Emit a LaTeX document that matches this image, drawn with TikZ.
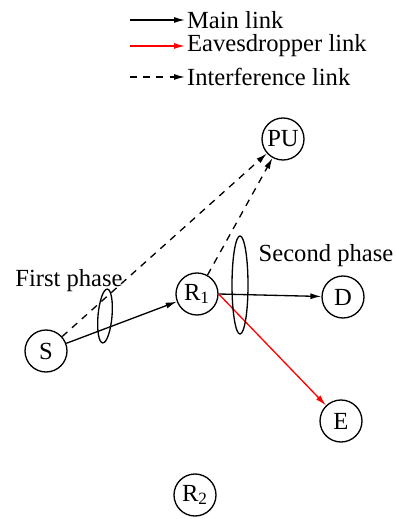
\documentclass[tikz,border=0pt]{standalone}
\usepackage{fontspec}
\setmainfont{Liberation Serif}
\usetikzlibrary{arrows.meta}

\begin{document}
\begin{tikzpicture}[x=0.02cm,y=-0.02cm,
  every node/.style={font=\fontsize{14}{16}\selectfont},
  term/.style={draw,circle,line width=0.75pt,minimum size=0.84cm,inner sep=0pt},
  link/.style={line width=0.75pt,-{Latex[length=0.22cm,width=0.12cm]}},
  intf/.style={link,dash pattern=on 4pt off 3.5pt},
  leg/.style={anchor=west,inner sep=1pt}]
\useasboundingbox (0,0) rectangle (395,519);
% legend
\node[leg] (mainlbl) at (185,20) {Main link};
\node[leg] (eavelbl) at (185,46) {Eavesdropper link};
\node[leg] (intflbl) at (185,77) {Interference link};
\coordinate (mainstart) at (130,20);
\coordinate (eavestart) at (130,46);
\coordinate (intfstart) at (130,77);
\draw[link] (mainstart) -- (mainlbl.west);
\draw[link,red] (eavestart) -- (eavelbl.west);
\draw[intf] (intfstart) -- (intflbl.west);
% terminals
\node[term] (PU) at (283,139) {PU};
\node[term] (S) at (46,351) {S};
\node[term] (R1) at (197,294) {R\textsubscript{1}};
\node[term] (D) at (343,297) {D};
\node[term] (E) at (341,421) {E};
\node[term] (R2) at (195,495) {R\textsubscript{2}};
% first phase
\draw[intf] (S) -- (PU);
\draw[link] (S) -- (R1);
\draw[line width=0.75pt,rotate around={-5:(105,316)}] (105,316) ellipse (7 and 27);
\node (firstlbl) at (69,281) {First phase};
% second phase
\draw[intf] (R1) -- (PU);
\draw[link] (R1.east) -- (D);
\draw[link,red] (R1.east) -- (E);
\draw[line width=0.75pt] (240,285) ellipse (8 and 49);
\node (secondlbl) at (326,256) {Second phase};
\end{tikzpicture}
\end{document}
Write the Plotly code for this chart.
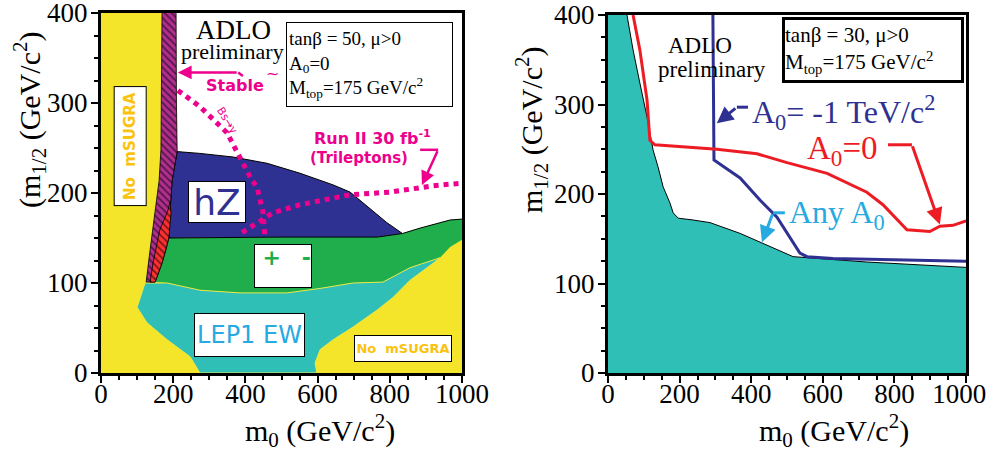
import plotly.graph_objects as go

# ---------------- axes ----------------
M0_RANGE = [0, 1000]
M12_RANGE = [0, 400]
M0_TICKS = [0, 200, 400, 600, 800, 1000]
M12_TICKS = [0, 100, 200, 300, 400]

# ---------------- tanβ = 50 panel: region boundaries (m0, m1/2) ----------------
# allowed region not yet covered
white_m0 = [208, 1000, 1000, 994, 967, 884, 835, 792, 745, 690, 643, 551, 460, 366, 274, 211, 209, 208]
white_m12 = [400, 400, 171, 171, 170, 161, 155, 167, 183, 201, 209, 222, 233, 240, 244, 246, 300, 340]

# hZ search exclusion
hz_m0 = [211, 274, 366, 460, 551, 643, 690, 745, 792, 835, 765, 500, 188, 191, 197, 211]
hz_m12 = [246, 244, 240, 233, 222, 209, 201, 183, 167, 155, 151, 151, 150, 178, 214, 246]

# chargino (+ -) exclusion
chi_m0 = [188, 500, 765, 835, 884, 967, 1000, 1000, 967, 939, 856, 781, 698, 607, 515, 385, 274, 183, 150, 169, 180, 188]
chi_m12 = [150, 151, 151, 155, 161, 170, 171, 148, 140, 128, 117, 101, 100, 94, 89, 89, 92, 100, 101, 122, 137, 150]
chi_edge_m0 = [835, 884, 967, 1000]
chi_edge_m12 = [155, 161, 170, 171]

# LEP1 electroweak exclusion
lep1_m0 = [122, 183, 274, 385, 515, 607, 698, 781, 856, 939, 920, 856, 809, 765, 698, 643, 607, 593, 598, 274, 247, 183, 127, 100, 122]
lep1_m12 = [100, 100, 92, 89, 89, 94, 100, 101, 117, 128, 122, 103, 84, 70, 51, 37, 26, 11, 0, 0, 18, 37, 56, 73, 100]

# stable (charged LSP) band and the slepton band below it
stable_m0 = [208, 208, 209, 211, 197, 191, 188, 180, 169, 150, 125, 136, 150, 161, 166, 169, 169]
stable_m12 = [400, 340, 300, 246, 214, 178, 150, 137, 122, 101, 101, 137, 178, 214, 248, 340, 400]
slep_m0 = [191, 194, 188, 180, 169, 150, 136, 144, 163, 185, 191]
slep_m12 = [190, 178, 150, 137, 122, 101, 101, 122, 159, 180, 190]

# b -> s gamma limit and Run II trilepton reach
bsg_m0 = [213, 274, 349, 385, 418, 432, 449, 454]
bsg_m12 = [314, 296, 267, 240, 214, 207, 178, 151]
tri_m0 = [391, 476, 551, 690, 801, 920, 1000]
tri_m12 = [156, 178, 187, 198, 201, 208, 211]

# ---------------- tanβ = 30 panel ----------------
any_a0_m0 = [53, 70, 89, 109, 126, 140, 154, 173, 182, 196, 237, 285, 369, 433, 517, 723, 1000]
any_a0_m12 = [400, 361, 324, 286, 249, 230, 208, 190, 179, 173, 171, 168, 156, 145, 130, 124, 118]
a0_m1_m0 = [293, 296, 369, 425, 472, 536, 556, 628, 1000]
a0_m1_m12 = [400, 238, 218, 193, 174, 134, 130, 128, 125]
a0_0_m0 = [70, 89, 109, 117, 131, 304, 416, 500, 612, 723, 768, 835, 899, 927, 964, 1000]
a0_0_m12 = [400, 361, 305, 260, 255, 250, 245, 235, 223, 202, 188, 160, 158, 164, 165, 170]

YELLOW = "#f5e52a"
WHITE = "#ffffff"
NAVY = "#2e3192"
GREEN = "#1fae4b"
TEAL = "#30bfb7"
MAGENTA = "#ec008c"
LIGHTBLUE = "#27a9e1"
GOLD = "#fbc20e"
RED = "#ed1c24"
SERIF = "Liberation Serif"
SANS = "DejaVu Sans"

fig = go.Figure()


def area(xs, ys, color, ax="", line_color=None, line_width=0, pattern=None):
    kw = dict(x=xs, y=ys, fill="toself", mode="lines", fillcolor=color,
              line=dict(color=line_color or color, width=line_width),
              hoverinfo="skip", showlegend=False,
              xaxis="x" + ax, yaxis="y" + ax)
    if pattern:
        kw["fillpattern"] = pattern
    fig.add_trace(go.Scatter(**kw))


def curve(xs, ys, color, width, ax="", dash="solid"):
    fig.add_trace(go.Scatter(x=xs, y=ys, mode="lines",
                             line=dict(color=color, width=width, dash=dash),
                             hoverinfo="skip", showlegend=False,
                             xaxis="x" + ax, yaxis="y" + ax))


frame_m0 = [M0_RANGE[0], M0_RANGE[1], M0_RANGE[1], M0_RANGE[0]]
frame_m12 = [M12_RANGE[0], M12_RANGE[0], M12_RANGE[1], M12_RANGE[1]]

# left panel layers
area(frame_m0, frame_m12, YELLOW)
area(white_m0, white_m12, WHITE)
area(chi_m0, chi_m12, GREEN)
area(hz_m0, hz_m12, NAVY, line_color="black", line_width=1)
curve(chi_edge_m0, chi_edge_m12, "black", 1)
area(lep1_m0, lep1_m12, TEAL, line_color="#e8e84a", line_width=1)
area(stable_m0, stable_m12, "#b12f8f", line_color="black", line_width=0.8,
     pattern=dict(shape="\\", bgcolor="#b12f8f", fgcolor="black", size=5, solidity=0.35))
area(slep_m0, slep_m12, "#ff3030", line_color="black", line_width=0.8,
     pattern=dict(shape="\\", bgcolor="#ff3030", fgcolor="black", size=5, solidity=0.35))
curve(bsg_m0, bsg_m12, MAGENTA, 5, dash="dot")
curve(tri_m0, tri_m12, MAGENTA, 5, dash="dot")
curve([393, 380], [330, 334], MAGENTA, 2.5)
curve([884, 934], [248, 248], MAGENTA, 2.5)

# right panel layers
area([0, 0] + any_a0_m0 + [M0_RANGE[1]], [0, 400] + any_a0_m12 + [0], TEAL, ax="2")
curve(any_a0_m0, any_a0_m12, "black", 1, ax="2")
curve(a0_m1_m0, a0_m1_m12, NAVY, 3, ax="2")
curve(a0_0_m0, a0_0_m12, RED, 3, ax="2")
curve([391, 360], [297, 297], NAVY, 3, ax="2")
curve([782, 849], [255, 255], RED, 3, ax="2")
curve([494, 461], [179, 179], LIGHTBLUE, 3, ax="2")

ann = []


def text(x, y, s, size, color="black", family=SERIF, ax="", **kw):
    d = dict(x=x, y=y, xref="x" + ax, yref="y" + ax, text=s, showarrow=False,
             font=dict(size=size, color=color, family=family))
    d.update(kw)
    ann.append(d)


def arrow(x, y, tx, ty, color, ax="", width=2.5):
    ann.append(dict(x=x, y=y, ax=tx, ay=ty, xref="x" + ax, yref="y" + ax,
                    axref="x" + ax, ayref="y" + ax, text="", showarrow=True,
                    arrowhead=2, arrowsize=1.1, arrowwidth=width,
                    arrowcolor=color, standoff=0))


box = dict(bgcolor="white", bordercolor="black", borderwidth=1)

# left panel labels
text(368, 381, "ADLO", 27)
text(363, 357, "preliminary", 22)
text(745, 343, "tanβ = 50, μ>0<br>A<sub>0</sub>=0<br>M<sub>top</sub>=175 GeV/c<sup>2</sup>",
     19, align="left", width=161, height=79, borderpad=2, **box)
text(371, 319, "<b>Stable</b>", 16, MAGENTA, SANS)
text(476, 333, "~", 16, MAGENTA, SANS)
text(350, 281, "Bs→γ", 11, MAGENTA, SANS, textangle=58)
text(751, 262, "<b>Run II 30 fb<sup>-1</sup></b>", 16, MAGENTA, SANS)
text(715, 239, "<b>(Trileptons)</b>", 15, MAGENTA, SANS)
text(321, 190, "hZ", 36, NAVY, SANS, width=56, height=40, borderpad=0, **box)
text(504, 119, "<b>+</b>   <b>-</b>", 22, GREEN, SANS, width=56, height=42,
     valign="top", align="right", borderpad=0, **box)
text(410, 42, "LEP1 EW", 24, LIGHTBLUE, SANS, width=109, height=42, borderpad=0, **box)
text(837, 27, "<b>No  mSUGRA</b>", 13, GOLD, SANS, width=96, height=25, borderpad=0, **box)
text(80, 252, "<b>No  mSUGRA</b>", 15, GOLD, SANS, textangle=-90, width=118, height=31,
     borderpad=0, **box)
arrow(213, 334, 380, 334, MAGENTA)
arrow(889, 209, 934, 248, MAGENTA)

# right panel labels
text(257, 366, "ADLO", 23, ax="2")
text(291, 339, "preliminary", 23, ax="2")
text(740, 361, "tanβ = 30, μ>0<br>M<sub>top</sub>=175 GeV/c<sup>2</sup>", 21, ax="2",
     align="left", width=176, height=60, borderpad=0,
     bgcolor="white", bordercolor="black", borderwidth=3)
text(397, 291, "A<sub>0</sub>= -1 TeV/c<sup>2</sup>", 32, NAVY, ax="2", xanchor="left")
text(550, 249, "A<sub>0</sub>=0", 33, RED, ax="2", xanchor="left")
text(500, 177, "Any A<sub>0</sub>", 32, LIGHTBLUE, ax="2", xanchor="left")
arrow(304, 279, 360, 297, NAVY, ax="2", width=3)
arrow(927, 166, 849, 255, RED, ax="2", width=3)
arrow(430, 146, 461, 179, LIGHTBLUE, ax="2", width=3)

# axis titles
title_font = dict(size=30, family=SERIF, color="black")
centered = dict(xref="paper", yref="paper", showarrow=False, xanchor="center", yanchor="middle")
ann += [
    dict(x=320 / 990, y=1 - 430 / 450, text="m<sub>0</sub> (GeV/c<sup>2</sup>)",
         font=title_font, **centered),
    dict(x=834 / 990, y=1 - 430 / 450, text="m<sub>0</sub> (GeV/c<sup>2</sup>)",
         font=title_font, **centered),
    dict(x=30 / 990, y=1 - 120 / 450, textangle=-90,
         text="(m<sub>1/2</sub> (GeV/c<sup>2</sup>)", font=title_font, **centered),
    dict(x=531 / 990, y=1 - 130 / 450, textangle=-90,
         text="m<sub>1/2</sub> (GeV/c<sup>2</sup>)", font=title_font, **centered),
]

# right-panel m0 labels: the last one is nudged inward so it stays on the page
right_m0_ticktext = [str(v) for v in M0_TICKS]
right_m0_ticktext[-1] += "\u00a0\u00a0"

tick_font = dict(size=27, family=SERIF, color="black")
common = dict(ticks="outside", ticklen=7, tickwidth=1.5, tickcolor="black",
              showline=True, linewidth=3, linecolor="black", mirror=True,
              showgrid=False, zeroline=False, tickfont=tick_font, automargin=False,
              ticklabeloverflow="allow")
xcommon = dict(range=M0_RANGE, tickvals=M0_TICKS, ticklabelstandoff=-12,
               minor=dict(dtick=50, ticks="outside", ticklen=4, tickcolor="black", showgrid=False),
               **common)
ycommon = dict(range=M12_RANGE, tickvals=M12_TICKS, ticklabelstandoff=-2,
               minor=dict(dtick=25, ticks="outside", ticklen=4, tickcolor="black", showgrid=False),
               **common)

fig.update_layout(
    width=990, height=450, margin=dict(l=0, r=0, t=0, b=0, autoexpand=False),
    paper_bgcolor="white", plot_bgcolor="white", showlegend=False,
    xaxis=dict(domain=[101 / 990, 462 / 990], anchor="y", **xcommon),
    yaxis=dict(domain=[1 - 373 / 450, 1 - 13 / 450], anchor="x", **ycommon),
    xaxis2=dict(domain=[608 / 990, 966 / 990], anchor="y2", tickmode="array",
                ticktext=right_m0_ticktext, **xcommon),
    yaxis2=dict(domain=[1 - 373 / 450, 1 - 15 / 450], anchor="x2", **ycommon),
    annotations=ann,
)

fig.write_html("out.html")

**Instructions for the task**
Every line from the top of the entries through the line that holds "M12_TICKS = [0, 100, 200, 300, 400]" is to be quoted exactly, please, and nothing else; omit the pictures.

**Reply**
Emit a LaTeX document that matches this image, drawn with TikZ.
\documentclass[tikz,border=0pt]{standalone}
\usepackage{fontspec}
\setmainfont{Liberation Serif}
\usetikzlibrary{arrows.meta}

\begin{document}
\begin{tikzpicture}[x=0.02cm,y=-0.02cm,
  every node/.style={font=\fontsize{14}{16}\selectfont},
  term/.style={draw,circle,line width=0.75pt,minimum size=0.84cm,inner sep=0pt},
  link/.style={line width=0.75pt,-{Latex[length=0.22cm,width=0.12cm]}},
  intf/.style={link,dash pattern=on 4pt off 3.5pt},
  leg/.style={anchor=west,inner sep=1pt}]
\useasboundingbox (0,0) rectangle (395,519);
% legend
\node[leg] (mainlbl) at (185,20) {Main link};
\node[leg] (eavelbl) at (185,46) {Eavesdropper link};
\node[leg] (intflbl) at (185,77) {Interference link};
\coordinate (mainstart) at (130,20);
\coordinate (eavestart) at (130,46);
\coordinate (intfstart) at (130,77);
\draw[link] (mainstart) -- (mainlbl.west);
\draw[link,red] (eavestart) -- (eavelbl.west);
\draw[intf] (intfstart) -- (intflbl.west);
% terminals
\node[term] (PU) at (283,139) {PU};
\node[term] (S) at (46,351) {S};
\node[term] (R1) at (197,294) {R\textsubscript{1}};
\node[term] (D) at (343,297) {D};
\node[term] (E) at (341,421) {E};
\node[term] (R2) at (195,495) {R\textsubscript{2}};
% first phase
\draw[intf] (S) -- (PU);
\draw[link] (S) -- (R1);
\draw[line width=0.75pt,rotate around={-5:(105,316)}] (105,316) ellipse (7 and 27);
\node (firstlbl) at (69,281) {First phase};
% second phase
\draw[intf] (R1) -- (PU);
\draw[link] (R1.east) -- (D);
\draw[link,red] (R1.east) -- (E);
\draw[line width=0.75pt] (240,285) ellipse (8 and 49);
\node (secondlbl) at (326,256) {Second phase};
\end{tikzpicture}
\end{document}
Write the Plotly code for this chart.
import plotly.graph_objects as go

# ---------------- axes ----------------
M0_RANGE = [0, 1000]
M12_RANGE = [0, 400]
M0_TICKS = [0, 200, 400, 600, 800, 1000]
M12_TICKS = [0, 100, 200, 300, 400]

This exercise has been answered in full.